Fiji, Yasawa Island, people in boat on ocean
Connect with locals to find family-run tour operators outside the large resorts to save money © Getty Images

Arrange excursions outside of the resorts

If you’re staying at a large resort, you’ll likely be linked to a major tour company for any excursions. These companies are often more expensive than the local family-run companies, which typically run smaller group tours and excursions. 

You’ll find local operators through social media sites and asking locals for personal recommendations. Finding Islands Tours and Joji Tamani Adventures organize tours throughout the islands, catering to small groups without a high price tag. 

Drink local or BYO booze

Locally made coconut rum, gin and beer means you can drink affordably on your island escape. If you wish to have a glass of wine or an imported spirit, expect a hefty tab at the bar. Alcohol is heavily taxed in Fiji, and the best place to stock up is at the duty-free shop on arrival. Each adult passenger can bring up to 2.25 liters of spirits or 4.5 liters of wine and beer. 

Remember, cash is king in Fiji

International credit cards incur a whopping 2 to 5% extra charge on most purchases throughout Fiji. Pulling cash out of an ATM typically has a high conversion cost, as well as an FJD$10 to FJD$15 added fee. All ATMs in Fiji have a daily withdrawal limit of FJD$1,000 regardless of your bank’s daily limit.
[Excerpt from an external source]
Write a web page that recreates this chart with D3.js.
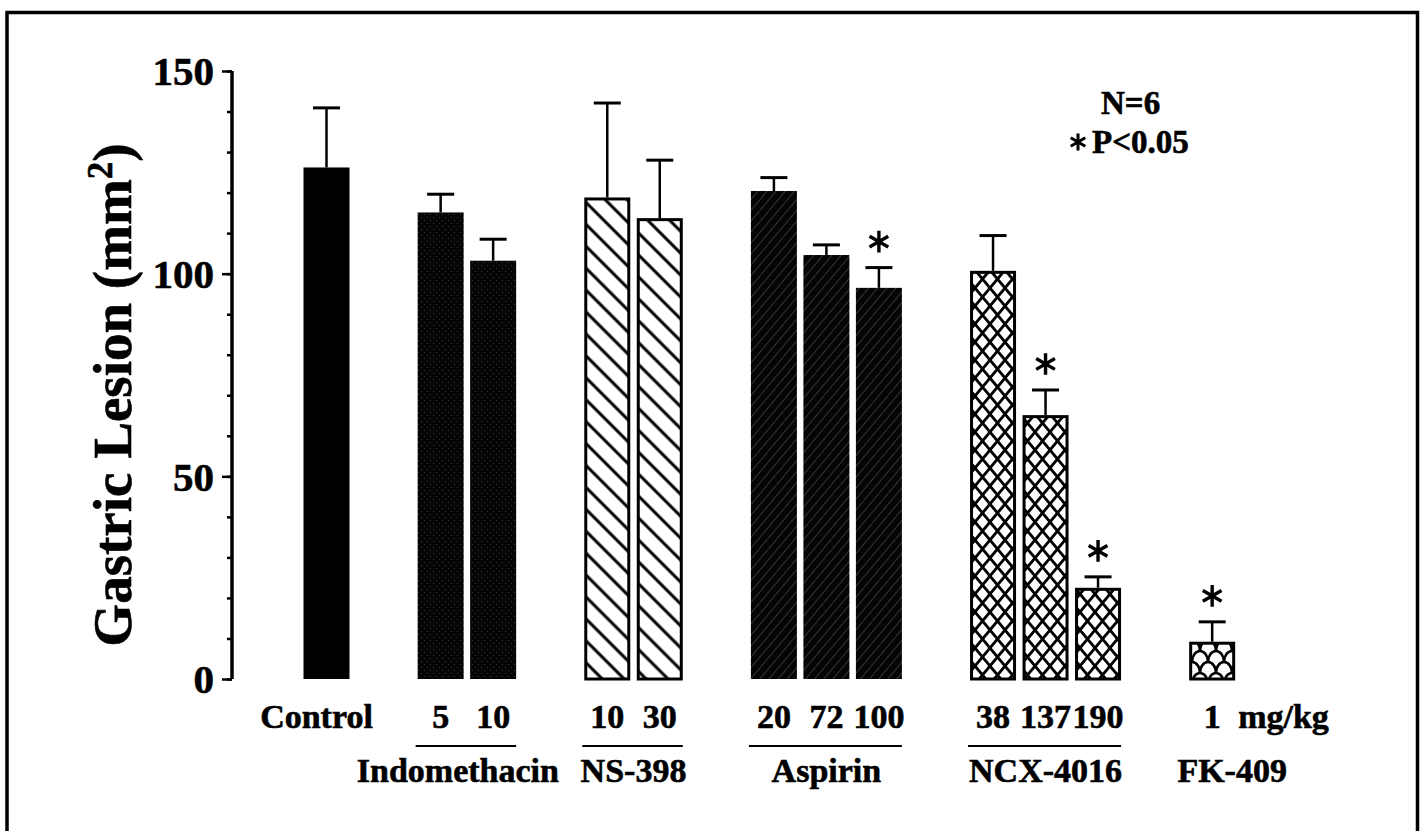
<!DOCTYPE html>
<html>
<head>
<meta charset="utf-8">
<script src="https://cdn.jsdelivr.net/npm/d3@7"></script>
<style>
  html, body { margin: 0; padding: 0; background: #fff; }
  svg { display: block; }
  text { font-family: "Liberation Serif", "Times New Roman", serif; font-weight: bold; fill: #000; stroke: #000; stroke-width: 0.6px; }
</style>
</head>
<body>
<svg id="chart" width="1425" height="831"></svg>
<script>
// ---------------- data ----------------
const groupNames   = ["Control", "Indomethacin", "NS-398", "Aspirin", "NCX-4016", "FK-409"];
const doseLabels   = ["Control", "5", "10", "10", "30", "20", "72", "100", "38", "137", "190", "1"];
const barGroup     = [0, 1, 1, 2, 2, 3, 3, 3, 4, 4, 4, 5];
const meanValues   = [126.2, 115.1, 103.2, 118.8, 113.7, 120.4, 104.6, 96.5, 100.7, 65.1, 22.5, 9.2];
const semValues    = [14.7, 4.5, 5.3, 23.3, 14.3, 3.3, 2.5, 5.0, 8.7, 6.2, 2.7, 4.9];
const significant  = [false, false, false, false, false, false, false, true, false, true, true, true];
const yMajorTicks  = [0, 50, 100, 150];
const yMinorTicks  = d3.range(0, 151, 10);
const unitLabel    = "mg/kg";
const legendLines  = ["N=6", "P<0.05"];

// ---------------- layout ----------------
const svg = d3.select("#chart");
const gapRatio = 1.174;               // extra spacing between drug groups (in bar slots)
const slots = barGroup.map((g, k) => k + g * gapRatio);
const x = d3.scaleLinear().domain([0, 1]).range([326.5, 379]);
const y = d3.scaleLinear().domain([0, 150]).range([679, 71]);
const barW = 46;

// ---------------- patterns ----------------
const defs = svg.append("defs");

// Indomethacin: black with faint fine dots
const pIndo = defs.append("pattern").attr("id", "pIndo").attr("patternUnits", "userSpaceOnUse")
  .attr("width", 6).attr("height", 6);
pIndo.append("rect").attr("width", 6).attr("height", 6).attr("fill", "#050505");
pIndo.append("circle").attr("cx", 1.5).attr("cy", 1.5).attr("r", 0.6).attr("fill", "#3c3c3c");
pIndo.append("circle").attr("cx", 4.5).attr("cy", 4.5).attr("r", 0.6).attr("fill", "#3c3c3c");

// NS-398: white with bold "\" hatching
const pNS = defs.append("pattern").attr("id", "pNS").attr("patternUnits", "userSpaceOnUse")
  .attr("width", 15.5).attr("height", 15.5).attr("patternTransform", "rotate(-45)");
pNS.append("rect").attr("width", 15.5).attr("height", 15.5).attr("fill", "#fff");
pNS.append("line").attr("x1", 7.75).attr("x2", 7.75).attr("y1", 0).attr("y2", 15.5)
  .attr("stroke", "#000").attr("stroke-width", 3);

// Aspirin: black with faint thin "/" lines
const pAsp = defs.append("pattern").attr("id", "pAsp").attr("patternUnits", "userSpaceOnUse")
  .attr("width", 7).attr("height", 7).attr("patternTransform", "rotate(40)");
pAsp.append("rect").attr("width", 7).attr("height", 7).attr("fill", "#050505");
pAsp.append("line").attr("x1", 3.5).attr("x2", 3.5).attr("y1", 0).attr("y2", 7)
  .attr("stroke", "#3a3a3a").attr("stroke-width", 0.9);

// NCX-4016: crosshatch diamonds
const cw = 15, ch = 18;
const pNCX = defs.append("pattern").attr("id", "pNCX").attr("patternUnits", "userSpaceOnUse")
  .attr("width", cw).attr("height", ch);
pNCX.append("rect").attr("width", cw).attr("height", ch).attr("fill", "#fff");
let cross = "";
[-cw, 0, cw].forEach(o => {
  cross += `M${o},0L${o + cw},${ch}M${o + cw},0L${o},${ch}`;
});
pNCX.append("path").attr("d", cross).attr("stroke", "#000").attr("stroke-width", 2.8).attr("fill", "none");

// FK-409: fish scales
const fw = 16, fh = 22;
const pFK = defs.append("pattern").attr("id", "pFK").attr("patternUnits", "userSpaceOnUse")
  .attr("width", fw).attr("height", fh).attr("y", 2);
pFK.append("rect").attr("width", fw).attr("height", fh).attr("fill", "#fff");
const rx = fw / 2, ry = fh / 2;
const scales =
  `M0,${ry}A${rx},${ry} 0 0 1 ${fw},${ry}` +
  `M${-rx},${fh}A${rx},${ry} 0 0 1 ${rx},${fh}` +
  `M${rx},${fh}A${rx},${ry} 0 0 1 ${fw + rx},${fh}` +
  `M0,${fh + ry}A${rx},${ry} 0 0 1 ${fw},${fh + ry}` +
  `M${-rx},0A${rx},${ry} 0 0 1 ${rx},0M${rx},0A${rx},${ry} 0 0 1 ${fw + rx},0`;
pFK.append("path").attr("d", scales).attr("stroke", "#000").attr("stroke-width", 2.6).attr("fill", "none");

const groupFill   = ["#000", "url(#pIndo)", "url(#pNS)", "url(#pAsp)", "url(#pNCX)", "url(#pFK)"];
const groupStroke = [false, false, true, false, true, true];

// ---------------- frame ----------------
svg.append("path")
  .attr("d", "M7,840V12.5H1417.5V840")
  .attr("fill", "none").attr("stroke", "#000").attr("stroke-width", 3.5);

// ---------------- y axis ----------------
const axMinor = svg.append("g").attr("transform", "translate(232,0)")
  .call(d3.axisLeft(y).tickValues(yMinorTicks).tickSize(5).tickFormat(""));
const axMajor = svg.append("g").attr("transform", "translate(232,0)")
  .call(d3.axisLeft(y).tickValues(yMajorTicks).tickSize(10).tickPadding(8).tickFormat(d3.format("d")));
[axMinor, axMajor].forEach(a => {
  a.select(".domain").attr("stroke", "#000").attr("stroke-width", 3)
    .attr("d", `M0,${y(150)}V${y(0)}`);
  a.selectAll(".tick line").attr("stroke", "#000").attr("stroke-width", 2.5);
});
axMajor.selectAll(".tick text")
  .style("font-family", "'Liberation Serif', serif").style("font-weight", "bold")
  .style("font-size", "41px").attr("fill", "#000").attr("dy", "0.34em");

// axis title
svg.append("text")
  .attr("transform", `translate(131,395) rotate(-90)`)
  .attr("text-anchor", "middle")
  .style("font-size", "55px")
  .text("Gastric Lesion (mm")
  .append("tspan").attr("baseline-shift", "super").style("font-size", "35px").text("2")
  .select(function() { return this.parentNode; })
  .append("tspan").text(")");

// ---------------- bars ----------------
const bars = svg.append("g");
meanValues.forEach((v, i) => {
  const cx = x(slots[i]);
  const g = barGroup[i];
  const sw = groupStroke[g] ? 3 : 0;
  bars.append("rect")
    .attr("x", cx - barW / 2 + sw / 2).attr("width", barW - sw)
    .attr("y", y(v) + sw / 2).attr("height", y(0) - y(v) - sw / 2)
    .attr("fill", groupFill[g])
    .attr("stroke", sw ? "#000" : "none").attr("stroke-width", sw);
  const top = y(v + semValues[i]);
  bars.append("line").attr("x1", cx).attr("x2", cx).attr("y1", y(v)).attr("y2", top)
    .attr("stroke", "#000").attr("stroke-width", 2.5);
  bars.append("line").attr("x1", cx - 13.5).attr("x2", cx + 13.5).attr("y1", top).attr("y2", top)
    .attr("stroke", "#000").attr("stroke-width", 3);
  if (significant[i]) {
    bars.append("path").attr("d", d3.symbol(d3.symbolAsterisk, 330)())
      .attr("transform", `translate(${cx},${top - 26})`)
      .attr("stroke", "#000").attr("stroke-width", 3.4).attr("fill", "none");
  }
});

// ---------------- x labels ----------------
const labels = svg.append("g").style("font-size", "34px");
doseLabels.forEach((d, i) => {
  labels.append("text").attr("x", x(slots[i]) + (i === 0 ? -10 : 0)).attr("y", 728)
    .attr("text-anchor", "middle").text(d);
});
labels.append("text").attr("x", x(slots[slots.length - 1]) + 26).attr("y", 728)
  .attr("text-anchor", "start").text(unitLabel);

groupNames.forEach((name, g) => {
  const idx = d3.range(barGroup.length).filter(i => barGroup[i] === g);
  const left = x(slots[idx[0]]) - barW / 2;
  const right = x(slots[idx[idx.length - 1]]) + barW / 2;
  if (g === 0) return;
  if (idx.length > 1) {
    svg.append("line").attr("x1", left - 2).attr("x2", right).attr("y1", 746).attr("y2", 746)
      .attr("stroke", "#000").attr("stroke-width", 2.2);
  }
  const dx = g === 5 ? 20 : (g === 1 ? -9 : 0);
  labels.append("text").attr("x", (left + right) / 2 + dx).attr("y", 782)
    .attr("text-anchor", "middle").text(name);
});

// ---------------- legend ----------------
const legend = svg.append("g").style("font-size", "33px");
legend.append("text").attr("x", 1101).attr("y", 114).text(legendLines[0]);
legend.append("text").attr("x", 1092).attr("y", 153).text(legendLines[1]);
legend.append("path").attr("d", d3.symbol(d3.symbolAsterisk, 200)())
  .attr("transform", "translate(1078,142)")
  .attr("stroke", "#000").attr("stroke-width", 3).attr("fill", "none");
</script>
</body>
</html>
Pulling the maximum out at once is the best way to keep your per-transaction costs down.

Daily costs 

  • Hostel room: FJD$20-60 for a dorm bed
  • Basic room for two: FJD$240-500
  • Self-catering apartment (including Airbnb): FJD$450+
  • Public transport ticket: FJD$1-3 for short bus trips, FJD$16-20 for bus trip between Nadi and Suva 
  • Taxi: FJD$5-10 for short trips; FJD$120-200 for trip between Nadi and Suva
  • Coffee: FJD$6
  • Fresh coconut: FJD$2
  • Roti stuffed with curry: FJD$2
  • Dinner for two: FJD$20-60
  • Beer/pint at the bar: FJD$8

The average amount of money you can expect to spend per day in Fiji – including three meals, accommodation, transportation and an activity – is around FJD$200-400 depending on your choices.